Es esto lo que hace imposible no aplaudir la capacidad de la cinta para resumir una historia, que daba para largo, en tan solo 82 minutos de metraje. Mérito absoluto del propio Fernández al concebir un guion que se ahorra cualquier tipo de escena innecesaria: todo lo que se nos presenta es información fundamental al servicio de la historia, restándole pretensión al trabajo y sumándole absoluta credibilidad al relato.
Mención aparte merecen las excelentes actuaciones de dos monstruos que se devoran la película, fotograma por fotograma: Daniel Candia y Daniel Antivilo, el primero como Jorge y el segundo como el Kalule, un papel que en ningún caso merece el adjetivo de “secundario”. Por otra parte, la música incidental, a cargo de Pablo Vergara, no hace más que sumergirnos en la neblina espesa que rodea al corazón de Jorge y de toda su familia. Tensión absoluta de principio a fin.
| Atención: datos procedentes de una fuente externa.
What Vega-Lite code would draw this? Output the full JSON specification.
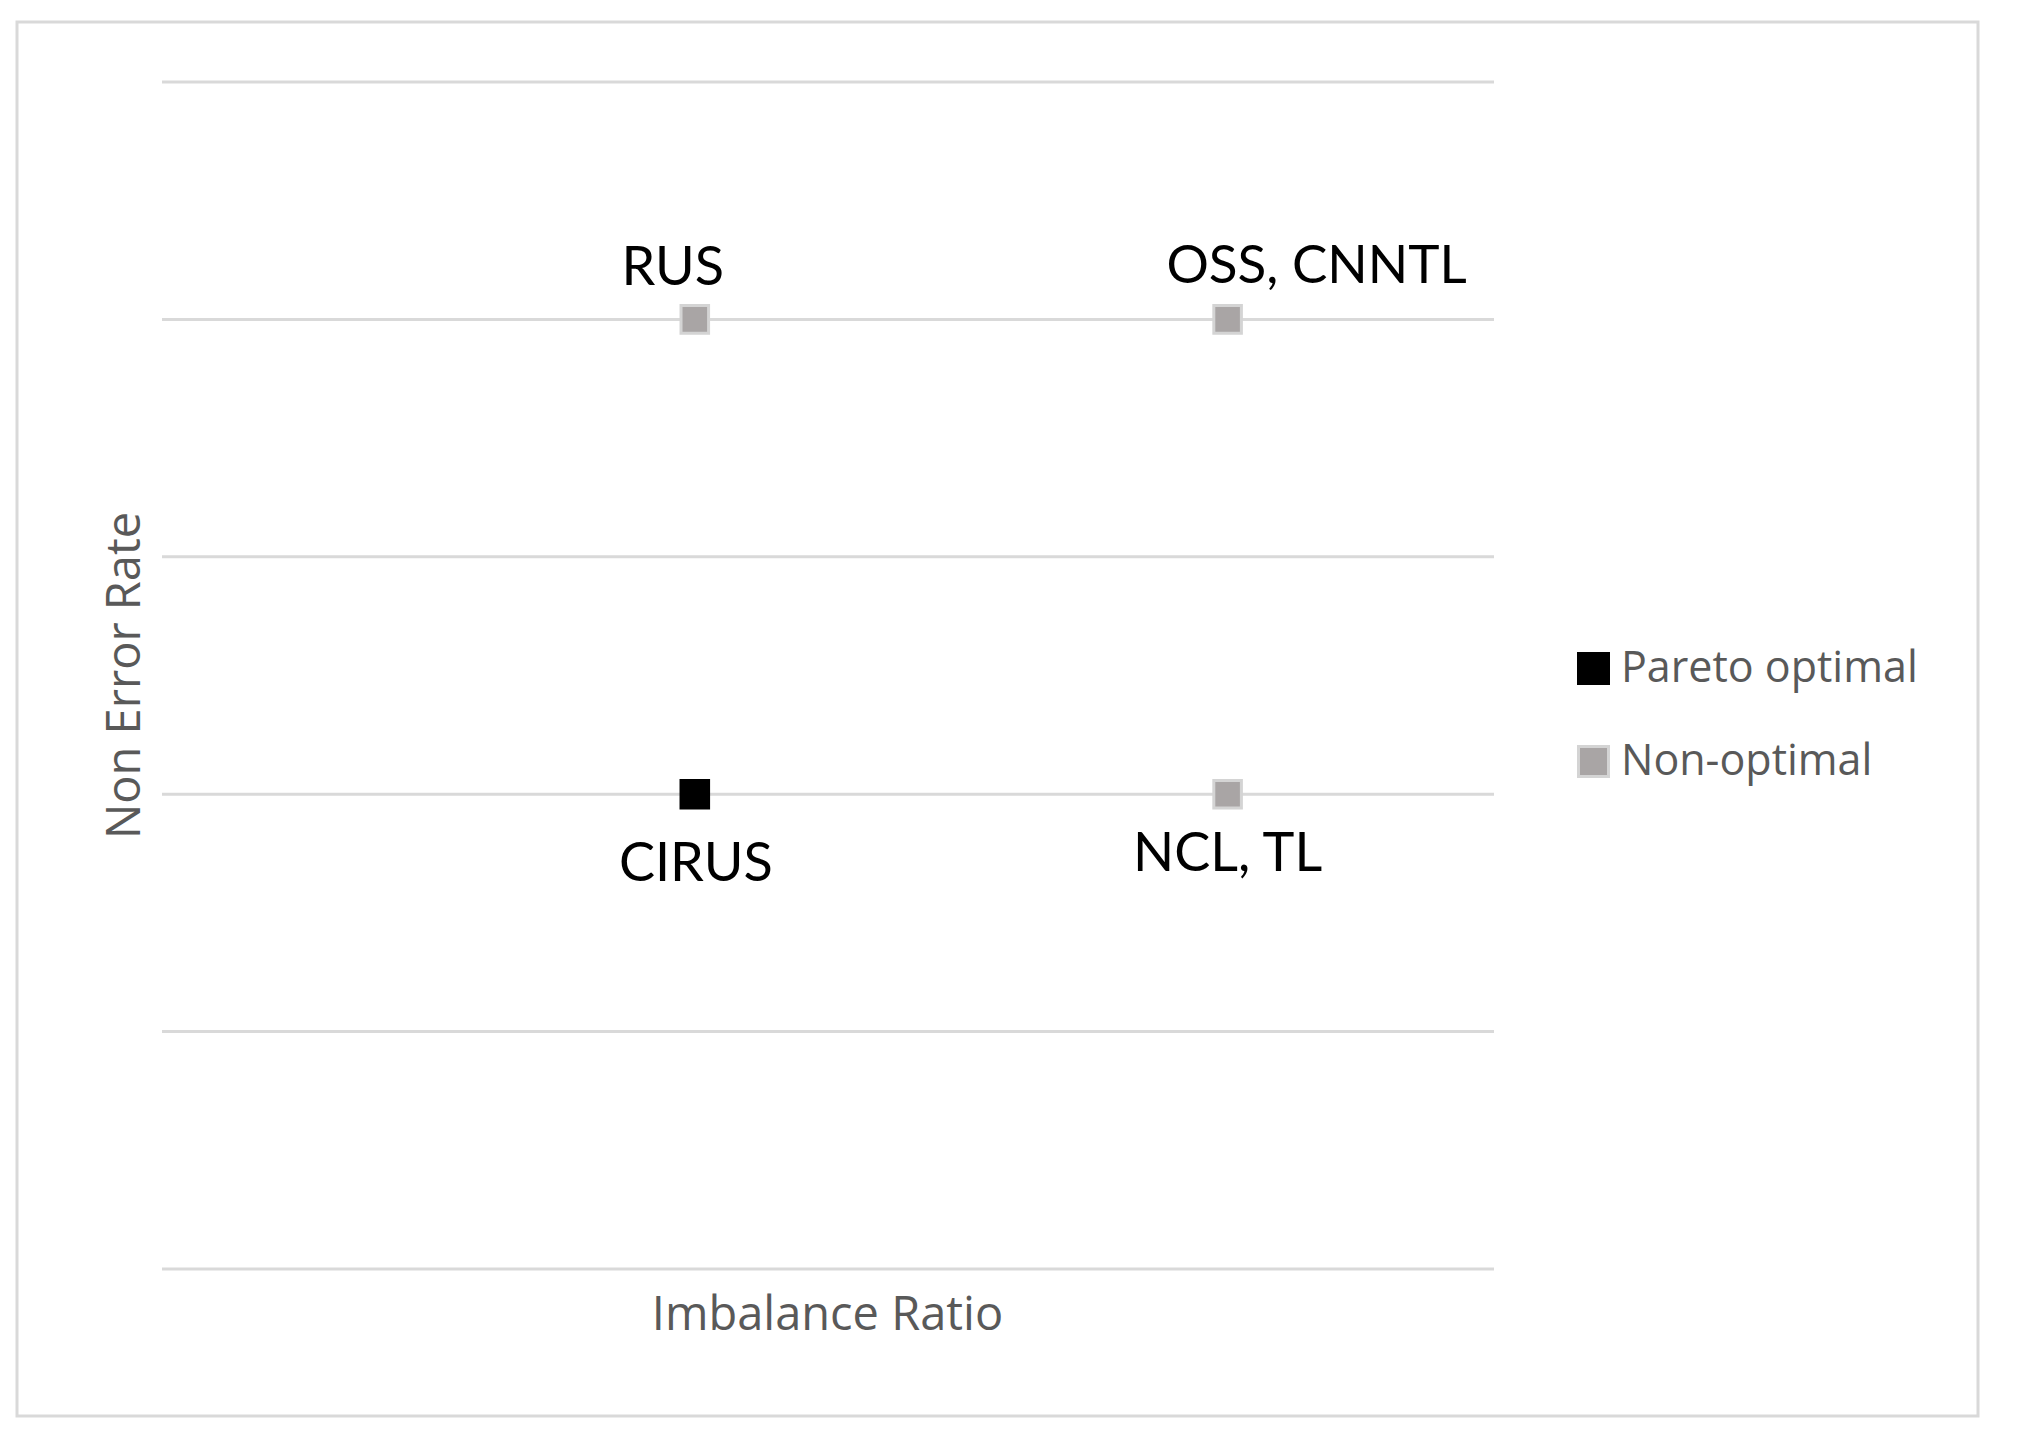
{
  "$schema": "https://vega.github.io/schema/vega-lite/v6.json",
  "width": 1961,
  "height": 1394,
  "autosize": {"type": "none"},
  "padding": {"left": 17, "top": 22, "right": 40, "bottom": 30},
  "background": "white",
  "datasets": {
    "grid": [{"rate": 0}, {"rate": 1}, {"rate": 2}, {"rate": 3}, {"rate": 4}, {"rate": 5}],
    "methods": [
      {"ratio": 2, "rate": 4, "label": "RUS", "status": "Non-optimal"},
      {"ratio": 4, "rate": 4, "label": "OSS, CNNTL", "status": "Non-optimal"},
      {"ratio": 2, "rate": 2, "label": "CIRUS", "status": "Pareto optimal"},
      {"ratio": 4, "rate": 2, "label": "NCL, TL", "status": "Non-optimal"}
    ]
  },
  "config": {
    "view": {"stroke": "#d9d9d9", "strokeWidth": 3},
    "axis": {
      "domain": false, "ticks": false, "labels": false, "grid": false,
      "titleFont": "Open Sans", "titleFontSize": 47, "titleFontWeight": "normal", "titleColor": "#595959"
    },
    "text": {"font": "Lato"}
  },
  "layer": [
    {
      "data": {"name": "grid"},
      "mark": {"type": "rule", "color": "#d9d9d9", "strokeWidth": 3},
      "encoding": {
        "y": {"field": "rate", "type": "quantitative", "title": "Non Error Rate",
              "scale": {"domain": [-0.6192, 5.2527], "nice": false, "zero": false},
              "axis": {"titleX": 122, "titleY": 653, "titleAlign": "center", "titleBaseline": "alphabetic", "titleAngle": 270}},
        "x": {"datum": 0, "type": "quantitative", "title": "Imbalance Ratio",
              "scale": {"domain": [-0.5443, 6.8168], "nice": false, "zero": false},
              "axis": {"titleX": 810, "titleY": -87, "titleAlign": "center", "titleBaseline": "alphabetic"}},
        "x2": {"datum": 5}
      }
    },
    {
      "data": {"name": "methods"},
      "encoding": {
        "y": {"field": "rate", "type": "quantitative", "title": "Non Error Rate",
              "scale": {"domain": [-0.6192, 5.2527], "nice": false, "zero": false},
              "axis": {"titleX": 122, "titleY": 653, "titleAlign": "center", "titleBaseline": "alphabetic", "titleAngle": 270}},
        "x": {"field": "ratio", "type": "quantitative", "title": "Imbalance Ratio",
              "scale": {"domain": [-0.5443, 6.8168], "nice": false, "zero": false},
              "axis": {"titleX": 810, "titleY": -87, "titleAlign": "center", "titleBaseline": "alphabetic"}}
      },
      "layer": [
        {
          "mark": {"type": "point", "shape": "square", "filled": true, "size": 760, "strokeWidth": 3, "opacity": 1, "strokeOpacity": 1, "fillOpacity": 1},
          "encoding": {
            "fill": {"field": "status", "type": "nominal",
                     "scale": {"domain": ["Pareto optimal", "Non-optimal"], "range": ["#000000", "#a9a5a5"]},
                     "legend": {"orient": "none", "legendX": 1555, "legendY": 625, "title": null, "padding": 0,
                                "symbolType": "square", "symbolSize": 900, "symbolStrokeWidth": 3,
                                "labelFont": "Open Sans", "labelFontSize": 43, "labelColor": "#595959", "labelLimit": 0,
                                "labelOffset": 6, "rowPadding": 49}},
            "stroke": {"field": "status", "type": "nominal",
                       "scale": {"domain": ["Pareto optimal", "Non-optimal"], "range": ["#000000", "#d4d4d4"]},
                       "legend": {"orient": "none", "legendX": 1555, "legendY": 625, "title": null, "padding": 0,
                                  "symbolType": "square", "symbolSize": 900, "symbolStrokeWidth": 3,
                                  "labelFont": "Open Sans", "labelFontSize": 43, "labelColor": "#595959", "labelLimit": 0,
                                  "labelOffset": 6, "rowPadding": 49}}
          }
        },
        {
          "transform": [{"filter": "datum.label == 'RUS'"}],
          "mark": {"type": "text", "fontSize": 54, "color": "#000000", "align": "center", "baseline": "alphabetic", "dx": -22, "dy": -34},
          "encoding": {"text": {"field": "label"}}
        },
        {
          "transform": [{"filter": "datum.label == 'OSS, CNNTL'"}],
          "mark": {"type": "text", "fontSize": 53, "color": "#000000", "align": "center", "baseline": "alphabetic", "dx": 89, "dy": -36},
          "encoding": {"text": {"field": "label"}}
        },
        {
          "transform": [{"filter": "datum.label == 'CIRUS'"}],
          "mark": {"type": "text", "fontSize": 54, "color": "#000000", "align": "center", "baseline": "alphabetic", "dx": 1, "dy": 87},
          "encoding": {"text": {"field": "label"}}
        },
        {
          "transform": [{"filter": "datum.label == 'NCL, TL'"}],
          "mark": {"type": "text", "fontSize": 54, "color": "#000000", "align": "center", "baseline": "alphabetic", "dx": 0, "dy": 77},
          "encoding": {"text": {"field": "label"}}
        }
      ]
    }
  ]
}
Matar a un hombre es un trabajo ejecutado con la perfección de un director que concibe mejor que nadie el cine como un vehículo. Uno en marcha, del cual no debemos bajarnos en ningún momento sino hasta que el conductor/director decide cuando hay que hacerlo y nunca, pero nunca, antes. No es fácil vivir en el mismo mundo de Jorge, y todo lo que pase en él es para sentirnos completamente culpables.